**What the exercise asks**
Leave out the pictures and set down exactly the lines from the start of the listing through the one with "const hGridA = [-80, -95, -110, -125, -140];", both included.

**Provided data**
---

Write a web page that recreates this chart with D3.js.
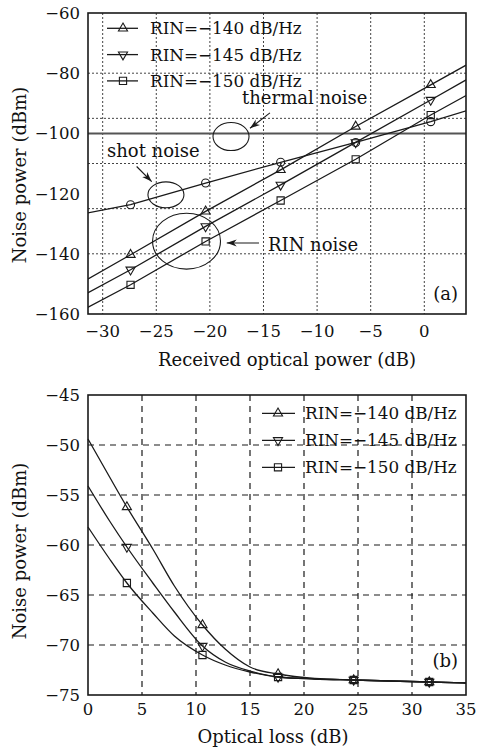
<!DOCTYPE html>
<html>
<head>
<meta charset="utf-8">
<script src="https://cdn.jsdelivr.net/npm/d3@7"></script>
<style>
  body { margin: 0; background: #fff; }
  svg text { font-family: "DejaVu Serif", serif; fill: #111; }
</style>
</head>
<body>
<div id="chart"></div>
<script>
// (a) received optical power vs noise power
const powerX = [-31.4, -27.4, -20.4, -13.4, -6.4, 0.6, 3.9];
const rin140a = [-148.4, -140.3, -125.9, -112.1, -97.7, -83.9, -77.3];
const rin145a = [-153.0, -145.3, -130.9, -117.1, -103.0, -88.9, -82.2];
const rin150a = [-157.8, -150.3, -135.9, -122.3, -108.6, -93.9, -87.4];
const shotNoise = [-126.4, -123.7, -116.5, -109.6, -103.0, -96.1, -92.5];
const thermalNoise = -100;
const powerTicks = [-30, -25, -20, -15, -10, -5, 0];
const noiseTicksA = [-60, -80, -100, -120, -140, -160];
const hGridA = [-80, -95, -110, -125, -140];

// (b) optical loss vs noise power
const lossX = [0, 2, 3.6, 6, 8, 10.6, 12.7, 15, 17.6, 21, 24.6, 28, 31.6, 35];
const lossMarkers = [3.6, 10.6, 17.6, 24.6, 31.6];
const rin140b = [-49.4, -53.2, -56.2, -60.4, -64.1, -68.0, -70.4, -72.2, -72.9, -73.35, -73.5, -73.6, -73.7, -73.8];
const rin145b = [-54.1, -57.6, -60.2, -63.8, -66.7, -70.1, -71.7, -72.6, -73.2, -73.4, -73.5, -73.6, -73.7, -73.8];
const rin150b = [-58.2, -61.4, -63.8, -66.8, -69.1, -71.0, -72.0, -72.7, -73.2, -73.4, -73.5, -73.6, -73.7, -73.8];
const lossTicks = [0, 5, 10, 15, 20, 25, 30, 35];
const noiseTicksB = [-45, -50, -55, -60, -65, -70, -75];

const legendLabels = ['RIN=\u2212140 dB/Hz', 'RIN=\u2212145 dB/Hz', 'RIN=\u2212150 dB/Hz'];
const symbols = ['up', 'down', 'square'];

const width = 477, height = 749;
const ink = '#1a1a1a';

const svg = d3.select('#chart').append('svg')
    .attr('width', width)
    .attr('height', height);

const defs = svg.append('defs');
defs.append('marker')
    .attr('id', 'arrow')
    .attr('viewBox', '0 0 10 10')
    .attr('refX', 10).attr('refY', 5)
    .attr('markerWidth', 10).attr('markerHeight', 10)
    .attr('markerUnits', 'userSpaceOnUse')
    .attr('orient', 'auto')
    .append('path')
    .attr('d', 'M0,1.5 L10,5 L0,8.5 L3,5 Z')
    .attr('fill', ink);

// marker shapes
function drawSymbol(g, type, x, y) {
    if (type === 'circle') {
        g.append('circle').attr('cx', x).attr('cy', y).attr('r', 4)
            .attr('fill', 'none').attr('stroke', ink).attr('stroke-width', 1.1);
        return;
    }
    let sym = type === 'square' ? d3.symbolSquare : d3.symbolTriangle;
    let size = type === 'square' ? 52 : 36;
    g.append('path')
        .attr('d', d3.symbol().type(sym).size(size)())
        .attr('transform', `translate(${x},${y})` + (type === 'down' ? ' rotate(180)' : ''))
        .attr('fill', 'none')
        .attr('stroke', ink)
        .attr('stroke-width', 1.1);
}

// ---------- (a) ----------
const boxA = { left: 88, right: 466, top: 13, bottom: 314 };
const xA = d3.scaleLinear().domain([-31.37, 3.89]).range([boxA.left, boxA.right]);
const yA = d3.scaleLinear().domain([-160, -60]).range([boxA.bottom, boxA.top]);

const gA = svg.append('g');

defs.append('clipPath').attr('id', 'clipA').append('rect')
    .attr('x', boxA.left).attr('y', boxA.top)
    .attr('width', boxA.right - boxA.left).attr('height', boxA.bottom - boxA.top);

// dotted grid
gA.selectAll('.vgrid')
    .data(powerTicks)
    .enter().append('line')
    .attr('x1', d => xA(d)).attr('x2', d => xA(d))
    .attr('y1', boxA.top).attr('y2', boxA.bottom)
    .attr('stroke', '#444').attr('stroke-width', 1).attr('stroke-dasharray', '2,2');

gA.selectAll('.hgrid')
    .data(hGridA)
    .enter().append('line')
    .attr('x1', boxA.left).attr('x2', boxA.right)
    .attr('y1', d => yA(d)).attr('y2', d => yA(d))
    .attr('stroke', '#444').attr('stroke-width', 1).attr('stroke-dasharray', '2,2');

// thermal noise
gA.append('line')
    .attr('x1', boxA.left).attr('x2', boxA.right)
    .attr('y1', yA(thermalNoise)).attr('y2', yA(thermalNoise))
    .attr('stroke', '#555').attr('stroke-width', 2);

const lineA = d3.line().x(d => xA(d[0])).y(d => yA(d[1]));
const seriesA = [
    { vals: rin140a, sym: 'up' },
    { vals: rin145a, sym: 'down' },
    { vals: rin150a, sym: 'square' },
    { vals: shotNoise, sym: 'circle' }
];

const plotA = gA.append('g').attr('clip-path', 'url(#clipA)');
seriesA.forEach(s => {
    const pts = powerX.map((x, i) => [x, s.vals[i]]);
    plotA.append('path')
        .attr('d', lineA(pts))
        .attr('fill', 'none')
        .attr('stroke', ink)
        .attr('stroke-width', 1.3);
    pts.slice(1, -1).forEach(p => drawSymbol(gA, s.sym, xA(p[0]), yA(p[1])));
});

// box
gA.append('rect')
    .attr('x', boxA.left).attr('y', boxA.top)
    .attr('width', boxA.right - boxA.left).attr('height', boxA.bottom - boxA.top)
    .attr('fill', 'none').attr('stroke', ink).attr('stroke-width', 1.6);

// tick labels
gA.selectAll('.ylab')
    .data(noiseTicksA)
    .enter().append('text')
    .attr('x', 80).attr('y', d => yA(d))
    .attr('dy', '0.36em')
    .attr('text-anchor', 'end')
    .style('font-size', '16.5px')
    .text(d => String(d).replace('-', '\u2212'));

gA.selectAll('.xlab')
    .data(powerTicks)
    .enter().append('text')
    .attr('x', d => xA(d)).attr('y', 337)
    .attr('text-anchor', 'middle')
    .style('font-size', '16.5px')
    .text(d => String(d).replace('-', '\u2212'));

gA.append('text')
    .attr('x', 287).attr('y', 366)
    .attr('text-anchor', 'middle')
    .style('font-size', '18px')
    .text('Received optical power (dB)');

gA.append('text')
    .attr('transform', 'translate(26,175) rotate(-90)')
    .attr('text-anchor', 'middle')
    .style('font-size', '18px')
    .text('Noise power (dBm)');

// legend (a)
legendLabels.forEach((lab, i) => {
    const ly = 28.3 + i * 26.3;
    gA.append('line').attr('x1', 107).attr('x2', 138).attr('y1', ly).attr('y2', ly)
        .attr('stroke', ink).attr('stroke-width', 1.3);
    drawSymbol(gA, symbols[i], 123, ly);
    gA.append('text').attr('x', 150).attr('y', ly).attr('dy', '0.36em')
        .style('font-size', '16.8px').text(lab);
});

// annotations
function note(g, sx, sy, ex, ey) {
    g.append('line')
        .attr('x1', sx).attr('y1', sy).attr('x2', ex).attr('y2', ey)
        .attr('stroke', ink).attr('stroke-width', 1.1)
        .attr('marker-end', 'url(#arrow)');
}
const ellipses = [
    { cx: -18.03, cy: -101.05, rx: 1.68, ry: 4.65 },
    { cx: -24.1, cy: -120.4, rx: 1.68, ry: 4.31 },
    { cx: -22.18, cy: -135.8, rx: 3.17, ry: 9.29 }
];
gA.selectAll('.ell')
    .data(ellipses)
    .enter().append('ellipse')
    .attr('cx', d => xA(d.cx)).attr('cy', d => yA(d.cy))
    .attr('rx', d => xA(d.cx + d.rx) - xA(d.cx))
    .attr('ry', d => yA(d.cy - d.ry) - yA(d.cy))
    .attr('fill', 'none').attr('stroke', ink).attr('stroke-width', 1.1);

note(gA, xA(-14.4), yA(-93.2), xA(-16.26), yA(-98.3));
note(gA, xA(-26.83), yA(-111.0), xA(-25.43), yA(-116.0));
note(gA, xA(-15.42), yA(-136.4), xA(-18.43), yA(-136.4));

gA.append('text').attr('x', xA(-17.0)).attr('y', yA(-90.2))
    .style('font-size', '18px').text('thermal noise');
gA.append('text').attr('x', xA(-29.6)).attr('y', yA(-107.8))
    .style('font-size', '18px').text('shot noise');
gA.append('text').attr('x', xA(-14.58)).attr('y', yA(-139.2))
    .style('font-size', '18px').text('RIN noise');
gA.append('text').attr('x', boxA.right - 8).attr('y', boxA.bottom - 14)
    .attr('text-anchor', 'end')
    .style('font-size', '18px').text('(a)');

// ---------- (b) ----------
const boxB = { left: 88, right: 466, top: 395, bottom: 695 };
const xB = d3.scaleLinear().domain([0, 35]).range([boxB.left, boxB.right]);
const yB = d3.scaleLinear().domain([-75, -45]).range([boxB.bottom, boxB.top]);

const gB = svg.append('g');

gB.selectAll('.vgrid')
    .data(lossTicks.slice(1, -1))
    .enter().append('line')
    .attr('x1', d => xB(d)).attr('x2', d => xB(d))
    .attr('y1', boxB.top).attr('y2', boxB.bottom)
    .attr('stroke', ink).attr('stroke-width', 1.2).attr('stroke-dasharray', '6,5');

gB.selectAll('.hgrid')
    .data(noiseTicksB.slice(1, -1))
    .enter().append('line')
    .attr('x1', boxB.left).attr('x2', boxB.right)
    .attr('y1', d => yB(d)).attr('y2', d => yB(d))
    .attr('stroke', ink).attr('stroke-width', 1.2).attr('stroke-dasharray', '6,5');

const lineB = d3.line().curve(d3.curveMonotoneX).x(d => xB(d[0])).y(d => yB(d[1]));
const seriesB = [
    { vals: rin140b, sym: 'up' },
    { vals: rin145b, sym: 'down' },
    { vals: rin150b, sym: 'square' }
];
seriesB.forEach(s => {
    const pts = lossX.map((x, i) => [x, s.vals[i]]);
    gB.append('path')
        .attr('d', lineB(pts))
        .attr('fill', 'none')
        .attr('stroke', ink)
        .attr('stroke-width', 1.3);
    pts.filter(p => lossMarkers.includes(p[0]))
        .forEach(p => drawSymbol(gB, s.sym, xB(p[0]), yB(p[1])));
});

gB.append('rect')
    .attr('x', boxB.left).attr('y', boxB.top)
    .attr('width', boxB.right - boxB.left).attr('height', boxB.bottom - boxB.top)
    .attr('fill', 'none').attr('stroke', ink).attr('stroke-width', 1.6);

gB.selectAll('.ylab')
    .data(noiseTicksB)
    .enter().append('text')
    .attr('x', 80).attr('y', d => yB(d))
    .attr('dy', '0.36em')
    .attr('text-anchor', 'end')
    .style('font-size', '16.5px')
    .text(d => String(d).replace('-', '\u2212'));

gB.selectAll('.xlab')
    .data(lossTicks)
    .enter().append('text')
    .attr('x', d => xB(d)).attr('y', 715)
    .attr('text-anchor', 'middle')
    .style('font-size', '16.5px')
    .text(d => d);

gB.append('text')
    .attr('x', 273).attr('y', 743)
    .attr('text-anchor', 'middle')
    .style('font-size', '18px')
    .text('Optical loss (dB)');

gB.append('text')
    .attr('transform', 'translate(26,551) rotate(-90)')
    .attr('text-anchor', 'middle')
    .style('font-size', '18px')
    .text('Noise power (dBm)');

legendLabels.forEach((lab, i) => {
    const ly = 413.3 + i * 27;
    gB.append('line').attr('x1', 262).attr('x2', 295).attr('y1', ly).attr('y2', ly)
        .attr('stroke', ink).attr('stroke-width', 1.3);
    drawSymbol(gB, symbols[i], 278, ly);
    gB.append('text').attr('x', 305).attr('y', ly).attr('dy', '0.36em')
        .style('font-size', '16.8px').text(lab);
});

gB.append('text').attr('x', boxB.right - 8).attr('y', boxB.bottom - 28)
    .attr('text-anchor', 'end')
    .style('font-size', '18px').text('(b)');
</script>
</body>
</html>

---

**Full response**
Write a web page that recreates this chart with D3.js.
<!DOCTYPE html>
<html>
<head>
<meta charset="utf-8">
<script src="https://cdn.jsdelivr.net/npm/d3@7"></script>
<style>
  body { margin: 0; background: #fff; }
  svg text { font-family: "DejaVu Serif", serif; fill: #111; }
</style>
</head>
<body>
<div id="chart"></div>
<script>
// (a) received optical power vs noise power
const powerX = [-31.4, -27.4, -20.4, -13.4, -6.4, 0.6, 3.9];
const rin140a = [-148.4, -140.3, -125.9, -112.1, -97.7, -83.9, -77.3];
const rin145a = [-153.0, -145.3, -130.9, -117.1, -103.0, -88.9, -82.2];
const rin150a = [-157.8, -150.3, -135.9, -122.3, -108.6, -93.9, -87.4];
const shotNoise = [-126.4, -123.7, -116.5, -109.6, -103.0, -96.1, -92.5];
const thermalNoise = -100;
const powerTicks = [-30, -25, -20, -15, -10, -5, 0];
const noiseTicksA = [-60, -80, -100, -120, -140, -160];
const hGridA = [-80, -95, -110, -125, -140];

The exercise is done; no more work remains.